John Turner in his book “Freedom to Build” estimated that almost one third of the world’s dwellings are constructed by amateurs, their future occupants, with no architect intervention. Despite this staggering figure, architects and designers have paid little attention to self build and it has been normally considered a sort of natural phenomenon outside architects competencies and normally circumscribed to vernacular architecture using traditional and labour intensive construction methods.
The researched initiatives described in this article use self-build as a social tool for strengthening communities. Some of them focus on creating innovative construction methods which reduce intensive labor and facilitate the adoption from non-skilled self builders, such as the Segal method and Wikihouse Rio. Others initiatives design complex social mechanisms to empower communities in creating their own built environment, such as the traditional Barn Raising during the colonisation of North America and Recetas Urbanas, where the latter also seeks for new ways to apply and understand regulations.
This simple and yet sophisticated timber frame construction system developed by German- born architect Walter Segal in the 1960’s gained some popularity among individual self-builders in the 1970’s. Thanks to British anarchist architect and writer Colin Ward, who introduced Segal to Lewisham Borough Council’s planning authorities, the method evolved into a great tool for social housing provision and community development.

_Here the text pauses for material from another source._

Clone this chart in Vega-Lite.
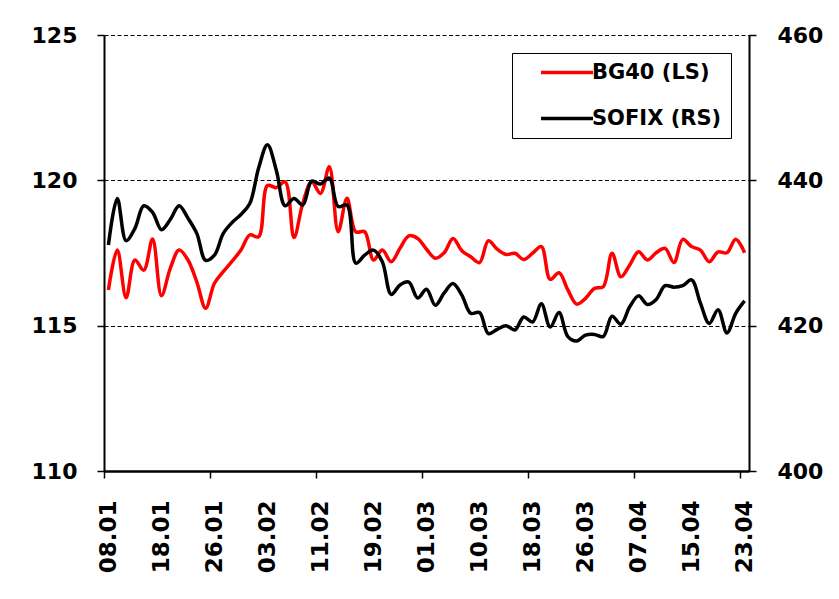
{
  "$schema": "https://vega.github.io/schema/vega-lite/v6.json",
  "width": 645,
  "height": 436,
  "autosize": "none",
  "padding": {"left": 104, "top": 35, "right": 90, "bottom": 128},
  "background": "white",
  "config": {
    "view": {"stroke": null},
    "axis": {
      "labelFont": "DejaVu Sans",
      "labelFontWeight": "bold",
      "labelColor": "black",
      "domainColor": "black",
      "tickColor": "black",
      "titleColor": "black"
    }
  },
  "data": {
    "values": [
      {"date": "08.01", "bg40": 116.23, "sofix": 431.1},
      {"date": "11.01", "bg40": 117.6, "sofix": 437.5},
      {"date": "12.01", "bg40": 115.96, "sofix": 431.7},
      {"date": "13.01", "bg40": 117.26, "sofix": 433.4},
      {"date": "14.01", "bg40": 116.91, "sofix": 436.5},
      {"date": "15.01", "bg40": 117.98, "sofix": 435.6},
      {"date": "18.01", "bg40": 116.03, "sofix": 433.2},
      {"date": "19.01", "bg40": 116.97, "sofix": 434.6},
      {"date": "20.01", "bg40": 117.6, "sofix": 436.5},
      {"date": "21.01", "bg40": 117.26, "sofix": 434.8},
      {"date": "22.01", "bg40": 116.51, "sofix": 432.7},
      {"date": "25.01", "bg40": 115.6, "sofix": 429.0},
      {"date": "26.01", "bg40": 116.46, "sofix": 429.7},
      {"date": "27.01", "bg40": 116.86, "sofix": 432.7},
      {"date": "28.01", "bg40": 117.22, "sofix": 434.2},
      {"date": "29.01", "bg40": 117.6, "sofix": 435.3},
      {"date": "01.02", "bg40": 118.12, "sofix": 436.8},
      {"date": "02.02", "bg40": 118.06, "sofix": 441.7},
      {"date": "03.02", "bg40": 119.82, "sofix": 444.9},
      {"date": "04.02", "bg40": 119.75, "sofix": 441.4},
      {"date": "05.02", "bg40": 119.95, "sofix": 436.5},
      {"date": "08.02", "bg40": 118.03, "sofix": 437.5},
      {"date": "09.02", "bg40": 119.21, "sofix": 436.6},
      {"date": "10.02", "bg40": 119.95, "sofix": 439.9},
      {"date": "11.02", "bg40": 119.55, "sofix": 439.5},
      {"date": "12.02", "bg40": 120.47, "sofix": 440.3},
      {"date": "15.02", "bg40": 118.23, "sofix": 436.4},
      {"date": "16.02", "bg40": 119.38, "sofix": 436.6},
      {"date": "17.02", "bg40": 118.23, "sofix": 428.6},
      {"date": "18.02", "bg40": 118.23, "sofix": 429.7},
      {"date": "19.02", "bg40": 117.26, "sofix": 430.4},
      {"date": "22.02", "bg40": 117.6, "sofix": 428.8},
      {"date": "23.02", "bg40": 117.2, "sofix": 424.3},
      {"date": "24.02", "bg40": 117.66, "sofix": 425.6},
      {"date": "25.02", "bg40": 118.09, "sofix": 426.0},
      {"date": "26.02", "bg40": 118.0, "sofix": 423.8},
      {"date": "01.03", "bg40": 117.63, "sofix": 425.0},
      {"date": "02.03", "bg40": 117.32, "sofix": 422.8},
      {"date": "04.03", "bg40": 117.51, "sofix": 424.5},
      {"date": "05.03", "bg40": 118.0, "sofix": 425.8},
      {"date": "08.03", "bg40": 117.58, "sofix": 424.2},
      {"date": "09.03", "bg40": 117.37, "sofix": 421.7},
      {"date": "10.03", "bg40": 117.17, "sofix": 421.8},
      {"date": "11.03", "bg40": 117.92, "sofix": 418.9},
      {"date": "12.03", "bg40": 117.63, "sofix": 419.5},
      {"date": "15.03", "bg40": 117.45, "sofix": 420.0},
      {"date": "16.03", "bg40": 117.49, "sofix": 419.4},
      {"date": "17.03", "bg40": 117.28, "sofix": 421.2},
      {"date": "18.03", "bg40": 117.49, "sofix": 420.5},
      {"date": "19.03", "bg40": 117.72, "sofix": 423.0},
      {"date": "22.03", "bg40": 116.59, "sofix": 419.8},
      {"date": "23.03", "bg40": 116.82, "sofix": 421.8},
      {"date": "24.03", "bg40": 116.23, "sofix": 418.5},
      {"date": "25.03", "bg40": 115.74, "sofix": 417.9},
      {"date": "26.03", "bg40": 115.94, "sofix": 418.7},
      {"date": "29.03", "bg40": 116.28, "sofix": 418.8},
      {"date": "30.03", "bg40": 116.34, "sofix": 418.5},
      {"date": "31.03", "bg40": 117.49, "sofix": 421.3},
      {"date": "01.04", "bg40": 116.68, "sofix": 420.2},
      {"date": "06.04", "bg40": 117.09, "sofix": 422.6},
      {"date": "07.04", "bg40": 117.54, "sofix": 424.1},
      {"date": "08.04", "bg40": 117.26, "sofix": 422.9},
      {"date": "09.04", "bg40": 117.51, "sofix": 423.6},
      {"date": "12.04", "bg40": 117.66, "sofix": 425.5},
      {"date": "13.04", "bg40": 117.17, "sofix": 425.3},
      {"date": "14.04", "bg40": 117.97, "sofix": 425.5},
      {"date": "15.04", "bg40": 117.72, "sofix": 426.3},
      {"date": "16.04", "bg40": 117.6, "sofix": 423.1},
      {"date": "19.04", "bg40": 117.2, "sofix": 420.3},
      {"date": "20.04", "bg40": 117.54, "sofix": 422.2},
      {"date": "21.04", "bg40": 117.51, "sofix": 419.0},
      {"date": "22.04", "bg40": 117.97, "sofix": 421.7},
      {"date": "23.04", "bg40": 117.51, "sofix": 423.4}
    ]
  },
  "layer": [
    {
      "mark": {"type": "line", "strokeWidth": 3.5, "interpolate": "catmull-rom"},
      "encoding": {
        "x": {
          "field": "date", "type": "ordinal", "sort": null,
          "scale": {"type": "point", "padding": 0.5},
          "axis": {
            "orient": "bottom", "title": null,
            "values": ["08.01","18.01","26.01","03.02","11.02","19.02","01.03","10.03","18.03","26.03","07.04","15.04","23.04"],
            "labelAngle": -90, "labelFontSize": 23, "labelPadding": 29,
            "ticks": false, "tickSize": 0, "domain": true, "domainWidth": 2, "grid": false
          }
        },
        "y": {
          "field": "bg40", "type": "quantitative",
          "scale": {"domain": [110, 125], "nice": false, "zero": false},
          "axis": {
            "orient": "left", "title": null, "values": [110, 115, 120, 125],
            "labelFontSize": 22, "labelPadding": 20, "tickSize": 7, "tickWidth": 1.5,
            "domainWidth": 2, "grid": true, "gridColor": "black", "gridDash": [4, 2.5], "gridWidth": 1
          }
        },
        "color": {
          "datum": "BG40 (LS)",
          "scale": {"domain": ["BG40 (LS)", "SOFIX (RS)"], "range": ["#ff0000", "#000000"]},
          "legend": {
            "orient": "top-right", "offset": 18, "title": null, "direction": "vertical",
            "fillColor": "white", "strokeColor": "black",
            "padding": 9, "rowPadding": 24,
            "symbolType": "M1.27,0H8.2", "symbolSize": 225, "symbolStrokeWidth": 3.5,
            "labelFont": "DejaVu Sans", "labelFontWeight": "bold", "labelFontSize": 21,
            "labelOffset": 50, "labelColor": "black",
            "labelExpr": "datum.label + '\u00a0\u00a0\u00a0\u00a0'"
          }
        }
      }
    },
    {
      "mark": {"type": "line", "strokeWidth": 3.5, "interpolate": "catmull-rom"},
      "encoding": {
        "x": {
          "field": "date", "type": "ordinal", "sort": null,
          "axis": {
            "orient": "bottom", "title": null,
            "values": ["08.01","26.01","11.02","01.03","18.03","07.04","23.04"],
            "labels": false, "ticks": true, "tickSize": 7, "tickWidth": 1.5, "tickOffset": -4.42,
            "domain": true, "domainWidth": 2, "grid": false
          }
        },
        "y": {
          "field": "sofix", "type": "quantitative",
          "scale": {"domain": [400, 460], "nice": false, "zero": false},
          "axis": {
            "orient": "right", "title": null, "values": [400, 420, 440, 460],
            "labelFontSize": 22, "labelPadding": 21, "tickSize": 7, "tickWidth": 1.5,
            "domainWidth": 2, "grid": false
          }
        },
        "color": {"datum": "SOFIX (RS)"}
      }
    }
  ],
  "resolve": {"scale": {"y": "independent"}, "axis": {"x": "independent"}}
}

Lewisham Borough Assistant Architect Brian Richardson, together with Walter Segal developed a system in which people in need of social housing were able to take part in a collective self-build housing scheme regarding their lack of skills, age or income level. The Council picked seven plots that were unbuildable using traditional construction techniques. They formed random groups of self-builders taken from the Council housing waiting list and selected by ballot. More than twenty years later these self-build housing schemes show an unprecedented level of community engagement and improved social and economic conditions. Since then, the method has been applied in larger scale community projects such as civic, day care and skill centres.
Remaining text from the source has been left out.